WHAT IS NEEDED » Everything from the line containing "Rebuild this chart as a Python" through the line containing "male = [37.8, 32.0, 28.3, 25.3, 28.3, 25.0, 19.3]" must be written out exactly, and nothing more; leave any pictures out.

GIVEN DATA »
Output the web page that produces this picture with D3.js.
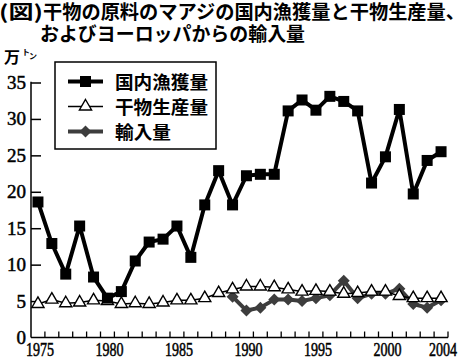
==
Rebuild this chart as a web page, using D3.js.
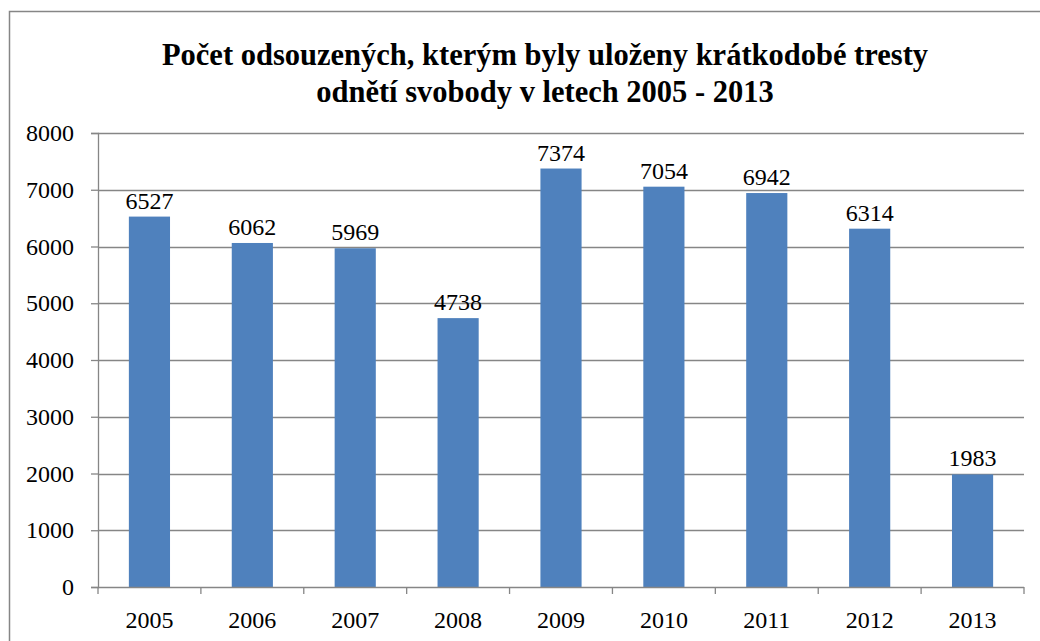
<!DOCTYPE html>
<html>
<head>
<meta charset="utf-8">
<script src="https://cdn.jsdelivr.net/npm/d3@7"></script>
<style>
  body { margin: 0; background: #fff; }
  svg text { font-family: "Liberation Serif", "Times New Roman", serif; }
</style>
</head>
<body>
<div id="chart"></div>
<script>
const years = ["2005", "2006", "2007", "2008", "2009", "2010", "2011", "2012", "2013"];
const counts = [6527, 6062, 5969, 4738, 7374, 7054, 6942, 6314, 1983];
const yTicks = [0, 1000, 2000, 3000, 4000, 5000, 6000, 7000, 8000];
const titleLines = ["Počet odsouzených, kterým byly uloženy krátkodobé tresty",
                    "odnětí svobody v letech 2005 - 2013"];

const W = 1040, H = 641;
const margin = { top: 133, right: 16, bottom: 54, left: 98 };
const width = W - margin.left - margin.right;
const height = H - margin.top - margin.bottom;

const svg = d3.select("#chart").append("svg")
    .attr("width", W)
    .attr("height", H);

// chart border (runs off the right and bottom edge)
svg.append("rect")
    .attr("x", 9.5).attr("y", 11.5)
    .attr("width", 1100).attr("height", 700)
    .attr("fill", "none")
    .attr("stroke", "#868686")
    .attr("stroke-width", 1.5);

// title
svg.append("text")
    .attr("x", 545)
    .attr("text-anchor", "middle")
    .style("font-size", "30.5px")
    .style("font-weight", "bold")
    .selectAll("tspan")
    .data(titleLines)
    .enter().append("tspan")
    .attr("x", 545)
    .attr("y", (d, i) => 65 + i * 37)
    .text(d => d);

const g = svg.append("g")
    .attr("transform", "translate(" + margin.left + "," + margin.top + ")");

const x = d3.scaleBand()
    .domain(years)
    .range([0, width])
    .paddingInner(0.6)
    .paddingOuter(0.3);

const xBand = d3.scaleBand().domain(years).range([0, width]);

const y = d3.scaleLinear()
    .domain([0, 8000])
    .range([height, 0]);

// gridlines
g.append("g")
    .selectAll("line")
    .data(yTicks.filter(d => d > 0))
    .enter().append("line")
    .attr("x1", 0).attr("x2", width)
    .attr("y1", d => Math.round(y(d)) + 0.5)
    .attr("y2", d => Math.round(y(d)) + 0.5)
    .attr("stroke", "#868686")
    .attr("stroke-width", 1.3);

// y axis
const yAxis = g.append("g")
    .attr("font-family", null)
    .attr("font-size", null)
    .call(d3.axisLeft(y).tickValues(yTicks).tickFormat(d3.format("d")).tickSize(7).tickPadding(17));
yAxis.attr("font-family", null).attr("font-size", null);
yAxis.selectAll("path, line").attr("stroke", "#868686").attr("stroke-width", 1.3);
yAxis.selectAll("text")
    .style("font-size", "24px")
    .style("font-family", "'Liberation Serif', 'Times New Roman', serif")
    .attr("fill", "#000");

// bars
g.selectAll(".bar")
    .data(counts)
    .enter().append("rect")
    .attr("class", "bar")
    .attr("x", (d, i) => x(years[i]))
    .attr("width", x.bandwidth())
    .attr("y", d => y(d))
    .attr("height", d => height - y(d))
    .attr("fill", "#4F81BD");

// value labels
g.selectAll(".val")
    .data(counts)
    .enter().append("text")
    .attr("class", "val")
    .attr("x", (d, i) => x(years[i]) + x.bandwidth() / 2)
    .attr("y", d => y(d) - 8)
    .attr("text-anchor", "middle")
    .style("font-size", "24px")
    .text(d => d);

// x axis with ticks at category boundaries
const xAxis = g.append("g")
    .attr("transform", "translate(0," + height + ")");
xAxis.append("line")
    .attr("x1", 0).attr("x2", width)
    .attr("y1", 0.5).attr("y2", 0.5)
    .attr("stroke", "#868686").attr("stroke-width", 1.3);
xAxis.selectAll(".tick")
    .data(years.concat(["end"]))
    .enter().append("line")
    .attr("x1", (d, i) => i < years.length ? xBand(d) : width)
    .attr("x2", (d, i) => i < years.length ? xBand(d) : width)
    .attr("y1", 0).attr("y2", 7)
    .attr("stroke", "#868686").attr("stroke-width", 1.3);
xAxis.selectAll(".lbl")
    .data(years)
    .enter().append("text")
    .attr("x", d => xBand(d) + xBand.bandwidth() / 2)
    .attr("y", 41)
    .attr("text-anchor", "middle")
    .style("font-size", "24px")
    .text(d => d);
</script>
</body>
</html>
==
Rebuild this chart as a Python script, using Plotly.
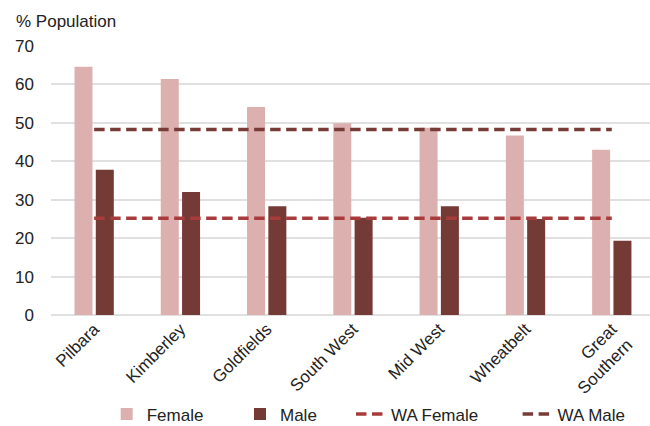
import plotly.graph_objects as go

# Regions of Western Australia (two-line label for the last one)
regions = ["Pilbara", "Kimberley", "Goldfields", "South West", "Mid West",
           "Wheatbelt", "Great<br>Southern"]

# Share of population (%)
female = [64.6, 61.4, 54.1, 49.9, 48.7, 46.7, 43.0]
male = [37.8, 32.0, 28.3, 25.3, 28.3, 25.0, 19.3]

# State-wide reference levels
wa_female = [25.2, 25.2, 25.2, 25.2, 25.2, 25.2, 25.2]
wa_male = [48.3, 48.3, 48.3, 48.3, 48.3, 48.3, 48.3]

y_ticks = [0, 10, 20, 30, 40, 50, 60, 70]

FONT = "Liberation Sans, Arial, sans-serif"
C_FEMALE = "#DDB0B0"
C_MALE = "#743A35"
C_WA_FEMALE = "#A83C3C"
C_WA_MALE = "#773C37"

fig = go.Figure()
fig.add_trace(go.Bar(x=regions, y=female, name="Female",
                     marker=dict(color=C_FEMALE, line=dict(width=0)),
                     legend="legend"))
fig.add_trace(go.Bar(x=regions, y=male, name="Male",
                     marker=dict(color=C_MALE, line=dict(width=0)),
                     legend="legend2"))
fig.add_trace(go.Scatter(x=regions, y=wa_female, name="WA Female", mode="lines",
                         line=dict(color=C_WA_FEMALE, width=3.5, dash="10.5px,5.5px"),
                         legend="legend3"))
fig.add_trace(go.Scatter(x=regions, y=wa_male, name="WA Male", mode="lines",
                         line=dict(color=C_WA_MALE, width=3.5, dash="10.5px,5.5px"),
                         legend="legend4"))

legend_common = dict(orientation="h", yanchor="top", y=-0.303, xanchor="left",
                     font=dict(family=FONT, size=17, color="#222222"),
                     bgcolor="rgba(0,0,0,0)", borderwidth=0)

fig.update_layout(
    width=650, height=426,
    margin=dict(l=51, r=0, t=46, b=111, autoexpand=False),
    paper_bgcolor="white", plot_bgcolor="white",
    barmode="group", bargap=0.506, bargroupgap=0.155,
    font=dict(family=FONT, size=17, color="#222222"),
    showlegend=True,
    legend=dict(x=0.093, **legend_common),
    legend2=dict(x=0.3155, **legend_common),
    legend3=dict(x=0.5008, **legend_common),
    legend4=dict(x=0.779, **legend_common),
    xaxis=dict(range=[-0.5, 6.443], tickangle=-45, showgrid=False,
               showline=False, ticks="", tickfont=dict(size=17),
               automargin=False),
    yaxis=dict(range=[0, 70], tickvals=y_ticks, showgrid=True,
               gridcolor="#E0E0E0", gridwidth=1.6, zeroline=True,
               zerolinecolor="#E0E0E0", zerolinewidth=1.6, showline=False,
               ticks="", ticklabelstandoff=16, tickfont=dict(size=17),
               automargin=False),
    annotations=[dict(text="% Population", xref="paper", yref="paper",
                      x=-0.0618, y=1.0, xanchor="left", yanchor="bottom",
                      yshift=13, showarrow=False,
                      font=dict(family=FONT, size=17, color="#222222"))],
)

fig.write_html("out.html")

EXERCISE ANSWER »
Rebuild this chart as a Python script, using Plotly.
import plotly.graph_objects as go

# Regions of Western Australia (two-line label for the last one)
regions = ["Pilbara", "Kimberley", "Goldfields", "South West", "Mid West",
           "Wheatbelt", "Great<br>Southern"]

# Share of population (%)
female = [64.6, 61.4, 54.1, 49.9, 48.7, 46.7, 43.0]
male = [37.8, 32.0, 28.3, 25.3, 28.3, 25.0, 19.3]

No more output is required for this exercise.